Statement of Commissioner

James H. Quello

Re: Application of Ameritech Michigan Pursuant to Section 271 of the Communications Act of 1934, as amended, To Provide In-Region, InterLATA Services in Michigan

August 19, 1997

Although today's Order by the Commission rejects Ameritech's application to enter the long distance market in Michigan, I am pleased that it provides Ameritech and other Bell operating companies with clear guidance on the Commission's 271 review process. It would be unreasonable, in my opinion, for this Commission to reject Ameritech's application without also providing our interpretation of many of the key elements of section 271. In addition to furnishing substantial guidance on checklist items that we found Ameritech did not meet, we have interpreted several other provisions of section 271, including the public interest test. I believe this guidance will assist BOC applicants and their competitors in understanding their rights and obligations under the pro-competitive framework established by Congress.

I commend Ameritech for its efforts to open its network to competitors. Even before Congress passed the Telecommunications Act of 1996, it had become clear that incumbent local telephone companies would not retain their monopolies forever. Ameritech understood this and responded by seeking to work reasonably with its competitors through its Customers First initiative in 1993, which would have permitted competitors to gain access to Ameritech's network. It has been my experience, both in the private sector and as a regulator, that the most successful companies try to embrace and manage change rather than resist it at every turn. Since the passage of the 1996 Act, we have seen plenty of resistance from some incumbent local carriers. I believe a progressive approach, as demonstrated by Ameritech in this application, will ultimately prove the more effective model.
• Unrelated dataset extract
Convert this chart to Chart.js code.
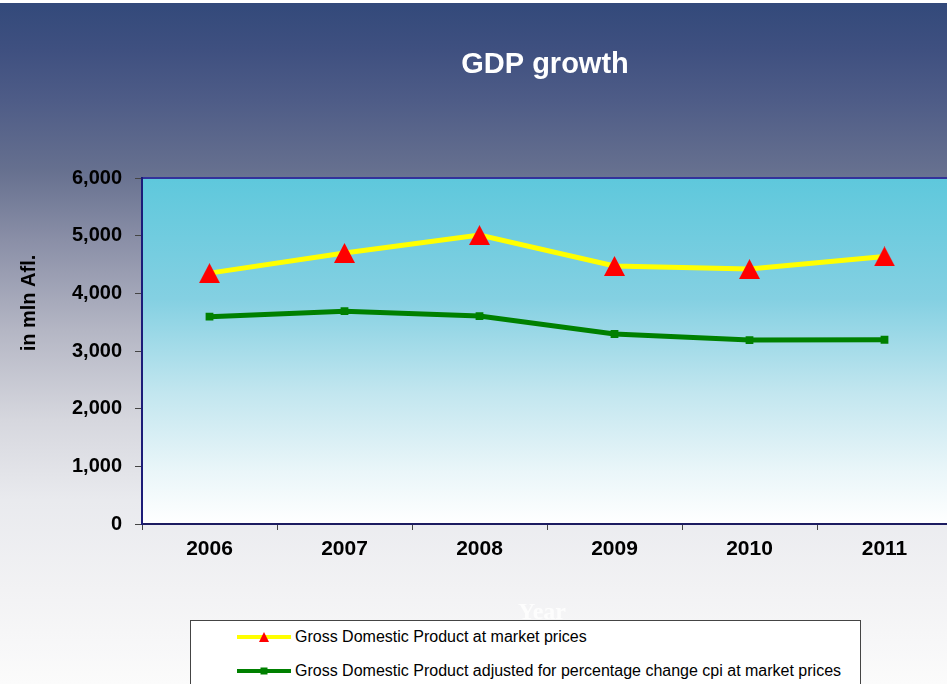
<!DOCTYPE html>
<html>
<head>
<meta charset="utf-8">
<title>GDP growth</title>
<script src="https://cdn.jsdelivr.net/npm/chart.js@4.4.1/dist/chart.umd.min.js"></script>
<style>
    html, body {
        margin: 0;
        padding: 0;
        width: 947px;
        height: 684px;
        overflow: hidden;
    }
    body {
        position: relative;
        font-family: "Liberation Sans", Arial, sans-serif;
        background: linear-gradient(to bottom,
            #32497a 0px, #3f5080 50px, #4e5c87 100px, #66708f 170px,
            #8a8fa7 240px, #b4b6c4 330px, #d6d7de 420px, #e9eaee 500px,
            #f2f2f4 590px, #fbfbfb 684px);
    }
    #strip {
        position: absolute; left: 0; top: 0;
        width: 947px; height: 3px; background: #fff;
    }
    #chart {
        position: absolute; left: 0; top: 0;
    }
    #legend {
        position: absolute;
        left: 190px; top: 620px;
        width: 671px; height: 80px;
        box-sizing: border-box;
        background: #fff;
        border: 1px solid #444;
    }
    .row {
        position: absolute;
        left: 46px;
        height: 20px;
        display: flex;
        align-items: center;
        white-space: nowrap;
        font-size: 16px;
        color: #000;
    }
    .row span { margin-left: 4px; }
</style>
</head>
<body>
<div id="strip"></div>
<canvas id="chart" width="960" height="684"></canvas>
<div id="legend"></div>

<script>
// ---------- Data ----------

const years = ["2006", "2007", "2008", "2009", "2010", "2011"];

const gdpMarket = [4350, 4700, 5010, 4475, 4420, 4640];
const gdpAdjusted = [3595, 3690, 3605, 3295, 3190, 3195];

const yTicks = [0, 1000, 2000, 3000, 4000, 5000, 6000];

const seriesNames = [
    "Gross Domestic Product at market prices",
    "Gross Domestic Product adjusted for percentage change cpi at market prices"
];

// ---------- Triangle marker ----------

function makeTriangle(w, h) {
    const c = document.createElement("canvas");
    c.width = w;
    c.height = h;
    const g = c.getContext("2d");
    g.fillStyle = "#ff0000";
    g.beginPath();
    g.moveTo(w / 2, 0);
    g.lineTo(w, h);
    g.lineTo(0, h);
    g.closePath();
    g.fill();
    return c;
}

const triangle = makeTriangle(21, 20);

// ---------- Plot background + texts ----------

const decor = {
    id: "decor",
    beforeDraw(chart) {
        const { ctx, chartArea: a } = chart;
        const grad = ctx.createLinearGradient(0, a.top, 0, a.bottom);
        grad.addColorStop(0, "#5ec8dc");
        grad.addColorStop(0.35, "#84d0e2");
        grad.addColorStop(0.62, "#c2e6ef");
        grad.addColorStop(0.85, "#eaf6f9");
        grad.addColorStop(1, "#ffffff");
        ctx.save();
        ctx.fillStyle = grad;
        ctx.fillRect(a.left, a.top, a.right - a.left, a.bottom - a.top);

        ctx.strokeStyle = "#33339a";
        ctx.lineWidth = 2;
        ctx.beginPath();
        ctx.moveTo(a.left, a.top);
        ctx.lineTo(a.right, a.top);
        ctx.stroke();

        // title
        ctx.fillStyle = "#ffffff";
        ctx.font = "bold 29px 'Liberation Sans', Arial, sans-serif";
        ctx.textAlign = "center";
        ctx.textBaseline = "middle";
        ctx.fillText("GDP growth", 545, 65);

        // y axis title
        ctx.fillStyle = "#000000";
        ctx.font = "bold 20px 'Liberation Sans', Arial, sans-serif";
        ctx.translate(29, 303);
        ctx.rotate(-Math.PI / 2);
        ctx.fillText("in mln Afl.", 0, 0);
        ctx.restore();

        // x axis title (almost white)
        ctx.save();
        ctx.fillStyle = "#fdfdfd";
        ctx.font = "bold 24px 'Liberation Serif', 'Times New Roman', serif";
        ctx.textAlign = "center";
        ctx.textBaseline = "alphabetic";
        ctx.fillText("Year", 542, 619);
        ctx.restore();
    }
};

// ---------- Chart ----------

const chart = new Chart(document.getElementById("chart"), {
    type: "line",
    data: {
        labels: years,
        datasets: [{
            label: seriesNames[0],
            data: gdpMarket,
            borderColor: "#ffff00",
            borderWidth: 5,
            tension: 0,
            pointStyle: triangle,
            pointRadius: 10,
            pointBackgroundColor: "#ff0000"
        }, {
            label: seriesNames[1],
            data: gdpAdjusted,
            borderColor: "#008000",
            borderWidth: 5,
            tension: 0,
            pointStyle: "rect",
            pointRadius: 5.5,
            pointBorderWidth: 0,
            pointBackgroundColor: "#008000"
        }]
    },
    options: {
        responsive: false,
        animation: false,
        devicePixelRatio: 1,
        layout: {
            autoPadding: false,
            padding: { top: 178, right: 8, bottom: 0, left: 0 }
        },
        plugins: {
            legend: { display: false },
            title: { display: false },
            tooltip: { enabled: false }
        },
        scales: {
            x: {
                offset: true,
                afterFit: (s) => {
                    s.height = 160;
                    s.paddingLeft = 0;
                    s.paddingRight = 0;
                },
                grid: {
                    offset: true,
                    drawOnChartArea: false,
                    tickLength: 6,
                    color: "#444"
                },
                border: { color: "#1c1c60", width: 2 },
                ticks: {
                    padding: 7,
                    color: "#000",
                    font: { family: "'Liberation Sans', Arial, sans-serif", size: 21, weight: "bold" }
                }
            },
            y: {
                min: 0,
                max: 6000,
                afterFit: (s) => { s.width = 142; },
                afterBuildTicks: (s) => { s.ticks = yTicks.map(v => ({ value: v })); },
                grid: {
                    drawOnChartArea: false,
                    tickLength: 7,
                    color: "#444"
                },
                border: { color: "#1c1c78", width: 2 },
                ticks: {
                    padding: 13,
                    color: "#000",
                    font: { family: "'Liberation Sans', Arial, sans-serif", size: 20, weight: "bold" },
                    callback: (v) => Number(v).toLocaleString("en-US")
                }
            }
        }
    },
    plugins: [decor]
});

// ---------- Legend ----------

const legend = document.getElementById("legend");
const rowCenters = [15.7, 49.7];

chart.data.datasets.forEach((ds, i) => {
    const row = document.createElement("div");
    row.className = "row";
    row.style.top = (rowCenters[i] - 10) + "px";

    let marker;
    if (i === 0) {
        marker = '<polygon points="27,5 32,15 22,15" fill="#ff0000"/>';
    } else {
        marker = '<rect x="23.5" y="6.5" width="7" height="7" fill="' + ds.borderColor + '"/>';
    }

    row.innerHTML =
        '<svg width="54" height="20"><line x1="0" y1="10" x2="54" y2="10" stroke="' +
        ds.borderColor + '" stroke-width="4"/>' + marker + '</svg>' +
        '<span>' + ds.label + '</span>';

    legend.appendChild(row);
});
</script>
</body>
</html>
Nonetheless, I fully support the Commission's decision to reject Ameritech's 271 application. The Order we adopt today identifies several important defects in Ameritech's application. If we were to grant Ameritech's application at this time, other carriers would be significantly disadvantaged in competing with Ameritech. This would be contrary to Congress' intent and unfair to Michigan's local telephone customers. I am committed to faithfully implementing our directive from Congress as described in section 271.

Some of the deficiencies in Ameritech's application appear easily fixed -- for example, Ameritech must furnish more complete data on trunk blockage rates for calls between its network and its competitors' networks. Other shortcomings, such as the need for Ameritech to improve its operations support systems to accommodate fluctuating volumes of competitors' orders, may require more significant effort before Ameritech complies with our requirements. I am confident that none of the problems that we have identified in Ameritech's application is insurmountable, and I hope that Ameritech will take the necessary steps as soon as possible.

Finally, I wish to acknowledge the tremendous effort of the Commission's Common Carrier Bureau in this proceeding. They have taken a nearly unmanageable record and produced, under significant time pressure, a clear, well-reasoned blueprint for future 271 applications.